I can’t help noticing how the term airgapped has morphed over time, and it’s implied security and isolation has been eroded.
In my past life doing process control and SCADA, airgapped meant exactly what it sounds like: a physical space between two devices separated by air or another physical barrier. This wasn’t a security consideration like it is in IT—or at least, not primarily—it was usually the result of two devices or cables being physically or electrically incompatible, or to prevent serious problems with equipment if inadvertently connected. I’m talking about electrical fundamentals like connecting two discrete AC sources, or real-time networks with different protocols.
In IT we mostly discuss airgapped devices and networks as a security feature. A sensitive device deliberately not connected to the Internet would be a classic—and dare I say, increasingly and disturbingly rare—example. The term loses some of its literal meaning when we start talking about wireless networks, and there have been academic examples of using speakers to take control of airgapped devices.
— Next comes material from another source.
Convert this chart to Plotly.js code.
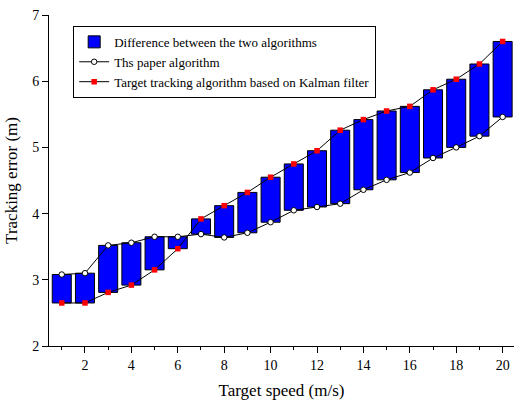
<!DOCTYPE html>
<html>
<head>
<meta charset="utf-8">
<script src="https://cdn.plot.ly/plotly-3.0.1.min.js"></script>
<style>html,body{margin:0;padding:0;background:#fff;}#chart{width:515px;height:400px;}</style>
</head>
<body>
<div id="chart"></div>
<script>
const speeds = [1,2,3,4,5,6,7,8,9,10,11,12,13,14,15,16,17,18,19,20];
const paperAlg = [3.08,3.10,3.52,3.56,3.65,3.65,3.69,3.64,3.71,3.87,4.05,4.10,4.15,4.36,4.51,4.62,4.84,5.00,5.17,5.46];
const kalmanAlg = [2.65,2.65,2.81,2.92,3.15,3.47,3.92,4.12,4.32,4.55,4.75,4.95,5.26,5.42,5.55,5.62,5.87,6.03,6.26,6.60];
const names = ["Difference between the two algorithms","Ths paper algorithm","Target tracking algorithm based on Kalman filter"];

const base = paperAlg.map((v,i)=>Math.min(v,kalmanAlg[i]));
const diff = paperAlg.map((v,i)=>Math.abs(v-kalmanAlg[i]));

const font = "Liberation Serif, Times New Roman, serif";
const data = [
  {type:'bar', x:speeds, y:diff, base:base, width:0.82, name:names[0],
   marker:{color:'#0000ff', line:{color:'#000', width:1}}},
  {type:'scatter', mode:'lines+markers', x:speeds, y:paperAlg, name:names[1],
   line:{color:'#000', width:1}, marker:{symbol:'circle', size:5.5, color:'#fff', line:{color:'#000', width:1}}},
  {type:'scatter', mode:'lines+markers', x:speeds, y:kalmanAlg, name:names[2],
   line:{color:'#000', width:1}, marker:{symbol:'square', size:5.5, color:'#ff0000', line:{width:0}}}
];
const layout = {
  width:515, height:400,
  margin:{l:49, r:1, t:15, b:54},
  paper_bgcolor:'#fff', plot_bgcolor:'#fff',
  font:{family:font, color:'#000', size:14},
  showlegend:true,
  legend:{x:0.052, y:0.967, xanchor:'left', yanchor:'top', bordercolor:'#000', borderwidth:1,
          bgcolor:'#fff', font:{family:font, size:13, color:'#000'}, tracegroupgap:0, itemwidth:30},
  xaxis:{range:[0.45,20.49], tick0:0, dtick:2, ticks:'outside', ticklen:6, tickcolor:'#000',
         showline:true, linecolor:'#000', linewidth:1, showgrid:false, zeroline:false,
         minor:{dtick:1, tick0:0, ticks:'outside', ticklen:3, tickcolor:'#000', showgrid:false},
         tickfont:{family:font, size:14},
         title:{text:'Target speed (m/s)', font:{family:font, size:17}, standoff:14}},
  yaxis:{range:[2,7], dtick:1, ticks:'outside', ticklen:6, tickcolor:'#000',
         showline:true, linecolor:'#000', linewidth:1, showgrid:false, zeroline:false,
         tickfont:{family:font, size:14},
         title:{text:'Tracking error (m)', font:{family:font, size:17}, standoff:10}},
  bargap:0
};
Plotly.newPlot('chart', data, layout, {displayModeBar:false, staticPlot:true});
</script>
</body>
</html>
But it still ultimately refers to deliberately-isolated gear.
But now I’m starting to see the term employed in the industry for logically separated, as opposed to physical. I’ve seen devices connected over a VLAN, or a VPN, or a separate port on the same NIC, as being described as airgapped in proposals and architecture diagrams. This doesn’t pass mustard for me; a deliberate conflation of two English idioms because that’s exactly what these pseudo-airgapped devices are doing.
While I concede physical separation is no panacea, that airgapped devices can still be attacked in other ways, and VPNs/VLANs/etc are robust and proven, I think we’re losing the meaning of the term using it more broadly like this.